▶ Directions for this task:
Print exactly the lines running from the one that holds "Write the Bokeh code for this chart." through the one that holds "from bokeh.resources import INLINE", please, and leave the pictures out.

▶ Data extract:
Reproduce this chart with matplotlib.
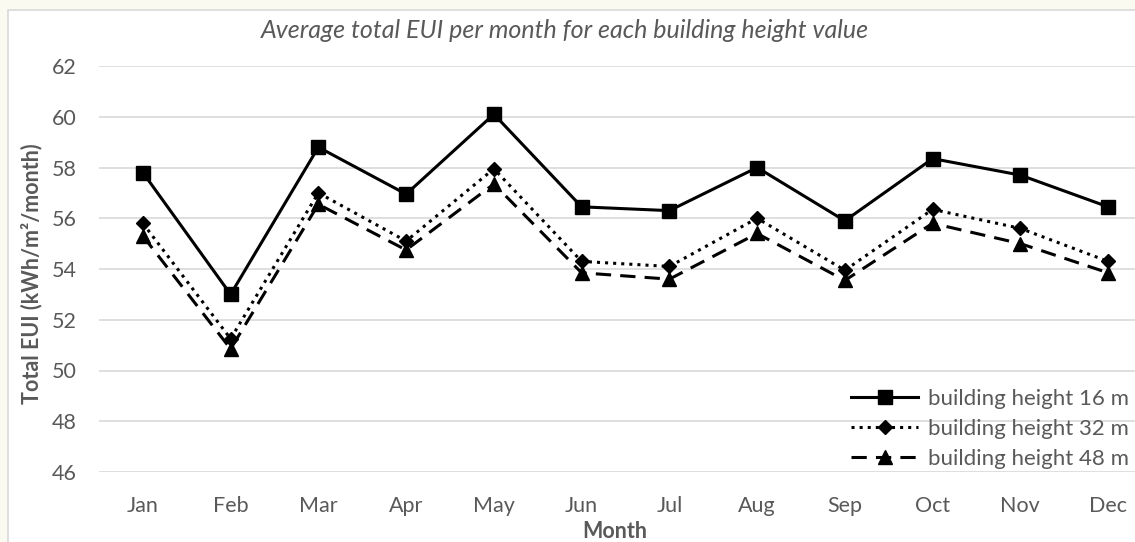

==

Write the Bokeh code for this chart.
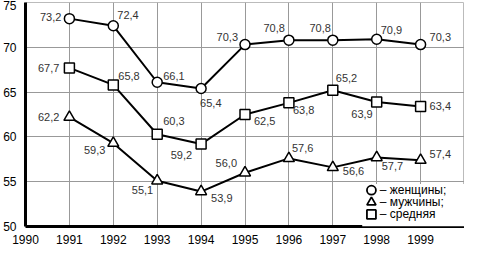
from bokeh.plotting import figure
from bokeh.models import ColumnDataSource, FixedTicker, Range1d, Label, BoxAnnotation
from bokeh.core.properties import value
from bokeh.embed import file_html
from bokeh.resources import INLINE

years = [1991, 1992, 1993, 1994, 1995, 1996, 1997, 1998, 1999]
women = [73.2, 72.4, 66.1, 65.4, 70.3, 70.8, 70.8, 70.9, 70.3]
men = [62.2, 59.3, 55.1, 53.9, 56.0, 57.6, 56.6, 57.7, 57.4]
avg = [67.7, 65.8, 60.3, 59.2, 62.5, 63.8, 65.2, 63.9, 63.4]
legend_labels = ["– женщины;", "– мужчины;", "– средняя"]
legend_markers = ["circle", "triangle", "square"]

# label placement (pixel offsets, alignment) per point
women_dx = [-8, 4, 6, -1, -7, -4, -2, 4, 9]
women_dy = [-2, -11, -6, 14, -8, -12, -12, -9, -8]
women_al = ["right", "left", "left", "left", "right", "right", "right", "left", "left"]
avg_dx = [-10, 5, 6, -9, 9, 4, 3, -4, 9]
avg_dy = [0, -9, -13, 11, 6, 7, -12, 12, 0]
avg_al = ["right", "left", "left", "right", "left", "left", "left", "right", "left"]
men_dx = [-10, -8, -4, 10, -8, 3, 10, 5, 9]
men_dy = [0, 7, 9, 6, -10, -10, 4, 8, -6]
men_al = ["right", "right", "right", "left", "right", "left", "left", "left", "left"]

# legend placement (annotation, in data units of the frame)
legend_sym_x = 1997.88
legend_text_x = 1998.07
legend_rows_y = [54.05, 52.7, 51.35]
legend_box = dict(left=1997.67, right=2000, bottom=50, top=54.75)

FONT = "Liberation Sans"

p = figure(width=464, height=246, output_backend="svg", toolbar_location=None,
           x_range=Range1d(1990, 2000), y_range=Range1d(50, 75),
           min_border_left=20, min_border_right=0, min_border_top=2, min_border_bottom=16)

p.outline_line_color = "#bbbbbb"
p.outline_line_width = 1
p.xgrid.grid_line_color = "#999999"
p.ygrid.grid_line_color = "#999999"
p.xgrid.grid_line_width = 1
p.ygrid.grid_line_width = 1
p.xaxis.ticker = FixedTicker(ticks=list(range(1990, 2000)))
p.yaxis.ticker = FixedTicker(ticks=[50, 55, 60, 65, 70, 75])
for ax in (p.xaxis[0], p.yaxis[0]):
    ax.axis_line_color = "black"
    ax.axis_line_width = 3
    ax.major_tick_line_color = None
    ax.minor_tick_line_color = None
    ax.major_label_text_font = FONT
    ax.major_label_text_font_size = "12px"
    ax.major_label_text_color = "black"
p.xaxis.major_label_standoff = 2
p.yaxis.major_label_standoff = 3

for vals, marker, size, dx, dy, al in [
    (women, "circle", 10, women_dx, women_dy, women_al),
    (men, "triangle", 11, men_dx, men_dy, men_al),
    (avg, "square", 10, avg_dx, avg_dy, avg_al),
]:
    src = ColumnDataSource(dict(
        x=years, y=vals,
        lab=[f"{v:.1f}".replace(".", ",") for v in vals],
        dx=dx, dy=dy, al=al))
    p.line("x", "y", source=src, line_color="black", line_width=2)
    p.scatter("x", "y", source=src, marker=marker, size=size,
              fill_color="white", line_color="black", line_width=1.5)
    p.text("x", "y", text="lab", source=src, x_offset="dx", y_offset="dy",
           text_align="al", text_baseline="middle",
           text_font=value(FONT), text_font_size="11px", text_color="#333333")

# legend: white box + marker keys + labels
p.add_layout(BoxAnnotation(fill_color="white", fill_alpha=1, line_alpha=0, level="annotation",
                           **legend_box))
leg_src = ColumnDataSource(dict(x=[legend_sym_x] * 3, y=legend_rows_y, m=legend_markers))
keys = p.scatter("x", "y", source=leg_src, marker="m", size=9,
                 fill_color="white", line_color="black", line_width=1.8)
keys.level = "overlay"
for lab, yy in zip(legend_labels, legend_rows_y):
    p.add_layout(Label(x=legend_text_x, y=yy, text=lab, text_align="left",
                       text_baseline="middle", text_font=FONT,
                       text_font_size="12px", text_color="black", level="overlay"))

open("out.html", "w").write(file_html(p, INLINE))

---

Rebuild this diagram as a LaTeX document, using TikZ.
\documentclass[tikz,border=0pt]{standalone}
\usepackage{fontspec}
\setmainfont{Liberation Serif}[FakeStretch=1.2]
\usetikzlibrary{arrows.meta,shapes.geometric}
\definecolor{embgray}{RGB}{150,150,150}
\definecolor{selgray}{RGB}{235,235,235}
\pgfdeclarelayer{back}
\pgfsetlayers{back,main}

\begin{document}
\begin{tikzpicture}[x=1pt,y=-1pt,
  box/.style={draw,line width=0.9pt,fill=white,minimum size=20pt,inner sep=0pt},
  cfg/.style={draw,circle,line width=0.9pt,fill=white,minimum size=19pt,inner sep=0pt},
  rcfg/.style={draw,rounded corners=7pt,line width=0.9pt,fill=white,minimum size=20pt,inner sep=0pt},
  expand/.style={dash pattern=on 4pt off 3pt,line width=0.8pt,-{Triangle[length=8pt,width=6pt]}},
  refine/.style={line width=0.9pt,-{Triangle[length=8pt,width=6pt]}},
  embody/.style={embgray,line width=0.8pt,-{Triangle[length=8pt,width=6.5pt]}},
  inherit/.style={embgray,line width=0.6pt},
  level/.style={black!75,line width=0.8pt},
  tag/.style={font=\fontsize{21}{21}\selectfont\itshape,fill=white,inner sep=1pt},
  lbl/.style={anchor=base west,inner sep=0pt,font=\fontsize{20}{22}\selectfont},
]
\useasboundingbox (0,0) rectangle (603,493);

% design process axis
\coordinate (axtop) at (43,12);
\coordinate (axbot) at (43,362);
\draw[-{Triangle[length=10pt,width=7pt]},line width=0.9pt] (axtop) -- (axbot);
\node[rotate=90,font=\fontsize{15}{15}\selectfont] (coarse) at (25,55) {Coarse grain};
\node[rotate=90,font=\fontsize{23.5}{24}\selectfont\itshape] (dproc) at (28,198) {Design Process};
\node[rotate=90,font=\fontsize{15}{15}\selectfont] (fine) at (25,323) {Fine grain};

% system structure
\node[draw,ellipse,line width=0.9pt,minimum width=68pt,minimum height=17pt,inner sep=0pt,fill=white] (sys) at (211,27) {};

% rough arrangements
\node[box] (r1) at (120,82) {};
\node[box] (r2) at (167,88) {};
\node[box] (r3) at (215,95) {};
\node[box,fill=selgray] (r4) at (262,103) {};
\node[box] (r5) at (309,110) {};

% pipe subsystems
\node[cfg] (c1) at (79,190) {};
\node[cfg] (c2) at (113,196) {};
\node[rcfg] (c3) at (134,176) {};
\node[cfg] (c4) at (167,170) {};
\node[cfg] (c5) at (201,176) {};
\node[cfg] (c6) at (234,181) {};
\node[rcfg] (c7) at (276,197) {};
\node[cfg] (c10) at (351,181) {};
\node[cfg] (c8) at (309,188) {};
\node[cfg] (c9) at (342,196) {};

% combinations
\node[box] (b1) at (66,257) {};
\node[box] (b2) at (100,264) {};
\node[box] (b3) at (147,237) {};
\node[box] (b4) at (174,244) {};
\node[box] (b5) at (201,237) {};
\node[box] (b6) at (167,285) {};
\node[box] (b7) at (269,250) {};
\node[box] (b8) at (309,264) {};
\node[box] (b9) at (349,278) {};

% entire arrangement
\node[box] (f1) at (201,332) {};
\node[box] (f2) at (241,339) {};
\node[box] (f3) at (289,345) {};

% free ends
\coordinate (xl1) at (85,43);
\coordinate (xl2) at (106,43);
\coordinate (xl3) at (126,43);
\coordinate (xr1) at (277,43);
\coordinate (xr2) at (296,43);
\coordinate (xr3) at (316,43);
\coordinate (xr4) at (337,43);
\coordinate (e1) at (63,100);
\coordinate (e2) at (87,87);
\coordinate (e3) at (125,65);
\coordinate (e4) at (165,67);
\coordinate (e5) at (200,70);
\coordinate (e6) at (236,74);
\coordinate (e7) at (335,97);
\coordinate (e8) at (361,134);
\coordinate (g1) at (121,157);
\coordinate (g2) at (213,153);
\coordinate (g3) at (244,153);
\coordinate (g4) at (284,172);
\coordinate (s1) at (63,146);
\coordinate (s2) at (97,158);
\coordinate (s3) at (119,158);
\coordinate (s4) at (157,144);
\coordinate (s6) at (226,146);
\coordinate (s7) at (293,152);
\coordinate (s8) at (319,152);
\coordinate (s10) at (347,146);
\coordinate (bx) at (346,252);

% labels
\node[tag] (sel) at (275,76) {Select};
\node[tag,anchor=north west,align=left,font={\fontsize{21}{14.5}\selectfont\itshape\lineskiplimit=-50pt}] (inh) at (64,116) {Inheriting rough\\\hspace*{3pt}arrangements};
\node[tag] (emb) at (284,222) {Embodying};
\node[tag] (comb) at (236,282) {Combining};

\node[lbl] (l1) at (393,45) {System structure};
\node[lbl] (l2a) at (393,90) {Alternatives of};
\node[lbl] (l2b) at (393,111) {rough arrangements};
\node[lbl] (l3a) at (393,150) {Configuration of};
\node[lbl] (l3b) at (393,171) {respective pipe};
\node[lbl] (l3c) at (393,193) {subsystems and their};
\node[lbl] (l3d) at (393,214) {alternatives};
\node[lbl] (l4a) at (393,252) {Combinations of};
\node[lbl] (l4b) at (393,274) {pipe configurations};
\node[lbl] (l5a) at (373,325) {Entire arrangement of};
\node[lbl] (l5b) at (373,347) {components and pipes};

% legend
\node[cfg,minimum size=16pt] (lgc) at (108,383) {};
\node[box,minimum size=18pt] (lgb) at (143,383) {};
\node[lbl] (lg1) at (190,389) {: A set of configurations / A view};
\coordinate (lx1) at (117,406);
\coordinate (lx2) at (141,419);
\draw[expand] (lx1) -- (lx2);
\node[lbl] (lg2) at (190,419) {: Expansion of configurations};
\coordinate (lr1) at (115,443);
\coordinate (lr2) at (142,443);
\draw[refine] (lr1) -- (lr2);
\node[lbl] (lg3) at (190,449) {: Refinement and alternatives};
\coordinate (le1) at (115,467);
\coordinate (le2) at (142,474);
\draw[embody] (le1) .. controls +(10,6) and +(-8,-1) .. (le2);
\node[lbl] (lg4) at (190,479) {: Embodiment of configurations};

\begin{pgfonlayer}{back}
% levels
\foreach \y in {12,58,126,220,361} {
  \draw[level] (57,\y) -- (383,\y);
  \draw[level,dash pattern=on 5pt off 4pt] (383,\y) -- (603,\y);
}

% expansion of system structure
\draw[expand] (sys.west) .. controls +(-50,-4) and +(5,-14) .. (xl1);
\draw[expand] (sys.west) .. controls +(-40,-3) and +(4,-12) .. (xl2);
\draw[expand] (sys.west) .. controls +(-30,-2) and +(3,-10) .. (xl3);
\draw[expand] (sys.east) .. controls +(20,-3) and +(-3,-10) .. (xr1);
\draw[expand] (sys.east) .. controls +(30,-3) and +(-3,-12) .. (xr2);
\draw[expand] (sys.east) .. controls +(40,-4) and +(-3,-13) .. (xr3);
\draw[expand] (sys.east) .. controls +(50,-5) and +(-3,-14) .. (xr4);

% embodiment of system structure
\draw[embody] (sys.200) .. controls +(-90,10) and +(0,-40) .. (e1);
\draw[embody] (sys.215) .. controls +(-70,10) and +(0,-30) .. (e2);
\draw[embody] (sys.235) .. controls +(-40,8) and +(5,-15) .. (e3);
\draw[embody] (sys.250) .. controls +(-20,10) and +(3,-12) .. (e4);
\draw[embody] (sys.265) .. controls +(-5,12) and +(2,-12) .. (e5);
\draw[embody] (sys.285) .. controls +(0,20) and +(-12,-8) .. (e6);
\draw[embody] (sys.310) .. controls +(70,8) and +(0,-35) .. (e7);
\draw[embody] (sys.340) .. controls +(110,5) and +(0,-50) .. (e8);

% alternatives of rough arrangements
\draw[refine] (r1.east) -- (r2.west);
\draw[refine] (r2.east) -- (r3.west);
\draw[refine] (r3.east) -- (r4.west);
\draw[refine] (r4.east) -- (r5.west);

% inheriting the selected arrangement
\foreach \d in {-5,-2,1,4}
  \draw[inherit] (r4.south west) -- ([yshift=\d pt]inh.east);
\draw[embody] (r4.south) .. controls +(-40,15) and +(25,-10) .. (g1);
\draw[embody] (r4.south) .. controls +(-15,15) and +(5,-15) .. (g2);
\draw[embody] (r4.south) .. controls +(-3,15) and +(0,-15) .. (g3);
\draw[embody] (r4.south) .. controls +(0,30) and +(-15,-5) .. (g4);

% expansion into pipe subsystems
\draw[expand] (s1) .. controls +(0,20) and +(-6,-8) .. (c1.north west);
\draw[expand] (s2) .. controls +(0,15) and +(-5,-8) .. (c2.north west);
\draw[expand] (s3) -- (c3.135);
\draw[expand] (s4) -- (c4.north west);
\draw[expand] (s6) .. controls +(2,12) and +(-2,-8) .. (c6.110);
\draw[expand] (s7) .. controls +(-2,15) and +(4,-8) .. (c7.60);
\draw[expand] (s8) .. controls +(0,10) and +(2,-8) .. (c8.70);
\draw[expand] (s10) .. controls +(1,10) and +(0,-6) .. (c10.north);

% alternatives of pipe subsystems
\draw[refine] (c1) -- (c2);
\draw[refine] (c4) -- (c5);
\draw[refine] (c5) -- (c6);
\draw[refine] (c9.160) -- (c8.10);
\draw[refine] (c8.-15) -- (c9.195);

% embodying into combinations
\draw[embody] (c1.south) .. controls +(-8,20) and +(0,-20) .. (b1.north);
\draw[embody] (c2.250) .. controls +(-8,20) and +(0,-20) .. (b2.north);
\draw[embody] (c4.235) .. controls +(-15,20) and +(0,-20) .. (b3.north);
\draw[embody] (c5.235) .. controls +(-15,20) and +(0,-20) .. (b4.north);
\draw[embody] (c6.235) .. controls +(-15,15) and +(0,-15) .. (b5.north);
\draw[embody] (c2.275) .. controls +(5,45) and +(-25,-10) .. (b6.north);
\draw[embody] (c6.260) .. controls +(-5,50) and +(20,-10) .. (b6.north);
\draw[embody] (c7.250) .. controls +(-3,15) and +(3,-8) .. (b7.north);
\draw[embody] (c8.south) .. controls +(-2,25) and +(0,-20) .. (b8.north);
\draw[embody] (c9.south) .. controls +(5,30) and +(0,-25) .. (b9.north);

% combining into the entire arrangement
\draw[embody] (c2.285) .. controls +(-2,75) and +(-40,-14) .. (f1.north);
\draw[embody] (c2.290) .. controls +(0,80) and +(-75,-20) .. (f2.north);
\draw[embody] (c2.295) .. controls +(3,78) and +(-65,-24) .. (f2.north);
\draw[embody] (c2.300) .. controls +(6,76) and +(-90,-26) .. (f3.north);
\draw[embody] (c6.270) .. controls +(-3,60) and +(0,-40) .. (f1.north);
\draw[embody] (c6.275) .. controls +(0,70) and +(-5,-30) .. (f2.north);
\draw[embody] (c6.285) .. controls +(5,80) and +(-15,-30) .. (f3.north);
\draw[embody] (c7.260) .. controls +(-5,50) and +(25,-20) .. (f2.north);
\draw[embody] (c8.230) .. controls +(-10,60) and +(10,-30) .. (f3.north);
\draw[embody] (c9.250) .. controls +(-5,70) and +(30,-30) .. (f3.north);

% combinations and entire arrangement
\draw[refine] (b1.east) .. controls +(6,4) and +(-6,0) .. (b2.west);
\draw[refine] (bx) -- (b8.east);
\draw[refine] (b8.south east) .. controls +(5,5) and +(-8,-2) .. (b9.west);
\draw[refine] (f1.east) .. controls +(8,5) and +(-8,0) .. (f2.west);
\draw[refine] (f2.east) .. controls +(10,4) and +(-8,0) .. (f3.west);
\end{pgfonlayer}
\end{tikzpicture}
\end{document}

▶ Answer for the task:
Write the Bokeh code for this chart.
from bokeh.plotting import figure
from bokeh.models import ColumnDataSource, FixedTicker, Range1d, Label, BoxAnnotation
from bokeh.core.properties import value
from bokeh.embed import file_html
from bokeh.resources import INLINE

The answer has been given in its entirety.